Weniger spektakulär ist die Situation in Prenzlauer Berg. Hier können rund 300 Grundschüler erst heute in ihre Schule an der Danziger Straße einziehen und mussten zwei Tage provisorisch an einer anderen Schule unterkommen. Auch dieser Situation lagen Bauarbeiten zugrunde. Andernorts ging es „nur“ um Personalmangel. Bei einer Umfrage des Verbands der Oberstudiendirektoren meldete jedes dritte Gymnasium, dass Lehrer fehlten. Wie viele Schulen sich an der Umfrage beteiligten, war allerdings am Dienstag nicht zu erfahren. An etlichen Schulen sind Lücken entstanden, weil die Schulämter überraschend noch Schüler zugewiesen haben. Meist handelt es sich um Siebtklässler, die Widerspruch gegen Bescheide der Schulämter eingelegt hatten.
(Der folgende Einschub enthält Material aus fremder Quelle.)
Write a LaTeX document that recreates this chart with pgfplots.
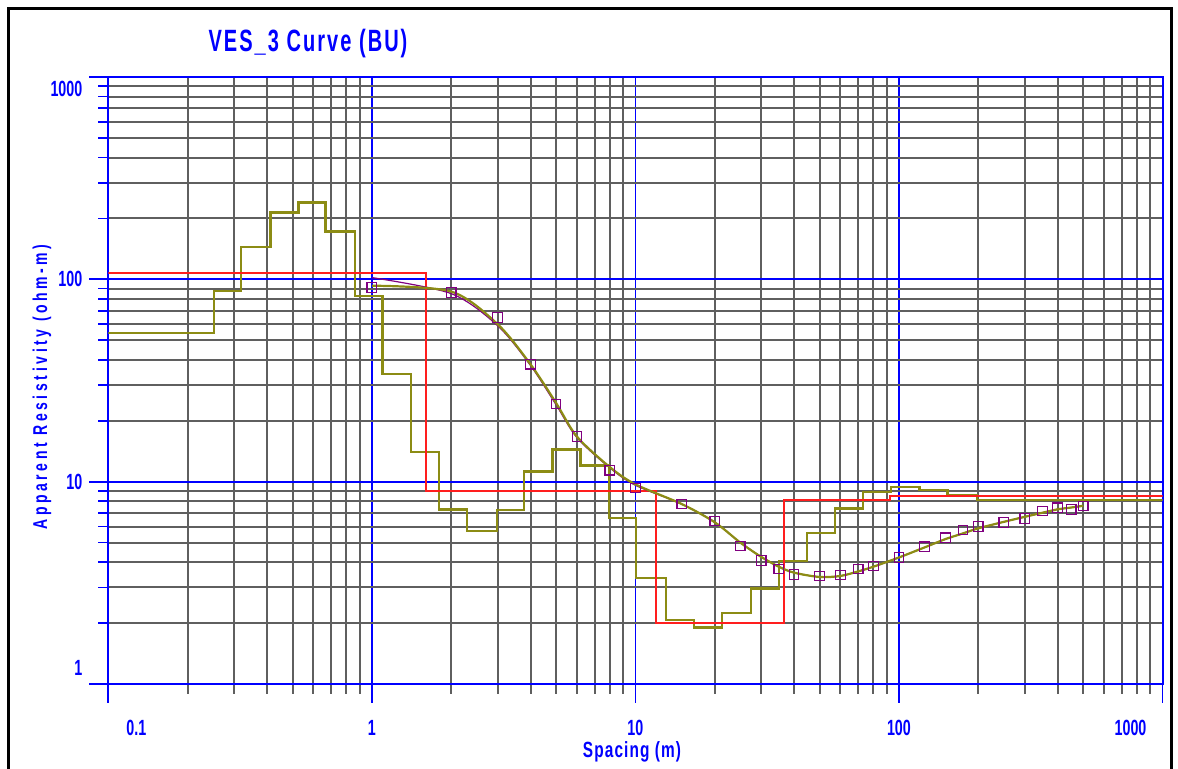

„Die Rechtsämter wollen keine kostspieligen Klagen riskieren und geben den Widersprüchen einfach nach“, vermutet eine Schulleiterin. Ein empörter Großvater berichtete, dass sein Enkel in einer Klasse des Lichtenrader Georg-Büchner- Gymnasiums mit 37 Schülern sitze: Das Bezirksamt habe im letzten Augenblick noch 17 zusätzliche Schüler zugewiesen, die auf drei bereits volle Klassen verteilt werden mussten. Direktor Herbert Sauber versucht jetzt im Einvernehmen mit der Senatsverwaltung, eine weitere Klasse zu eröffnen, braucht dazu aber eine Filiale und zusätzliche Lehrer. „Ich habe die Eltern gebeten, erst mal zwei Wochen stillzuhalten“, berichtet Sauber.

Unruhe gibt es auch am Tegeler Humboldt-Gymnasium. Der Vorzeigeschule fehlten nach Auskunft der Eltern zunächst zwei Lehrer, was noch teilweise kompensierbar gewesen wäre. Zu Schulbeginn haben sich aber vier Lehrer krank gemeldet, was nun dazu führe, dass in drei 9. Klassen „auf unbestimmte Zeit“ Physik, Musik und Ethik nicht stattfinden könne. Sie sei „entsetzt“ darüber, sagte Claudia Rosellen, eine der betroffenen Mütter. Unzufriedenheit herrscht auch unter den rund 500 Referendaren, die Mitte August vereidigt wurden. „Uns wurde mitgeteilt, dass wir erst Ende September Geld bekommen, weil die Verwaltung überfordert ist“, beklagt ein Betroffener. Viele wüssten nicht, wie sie die Zeit überbrücken sollten, weil sie keine Rücklagen hätten. Laut Bildungsverwaltung können bei „finanziellen Notlagen“ Abschläge beantragt werden. Sieben solcher Anträge lägen schon vor.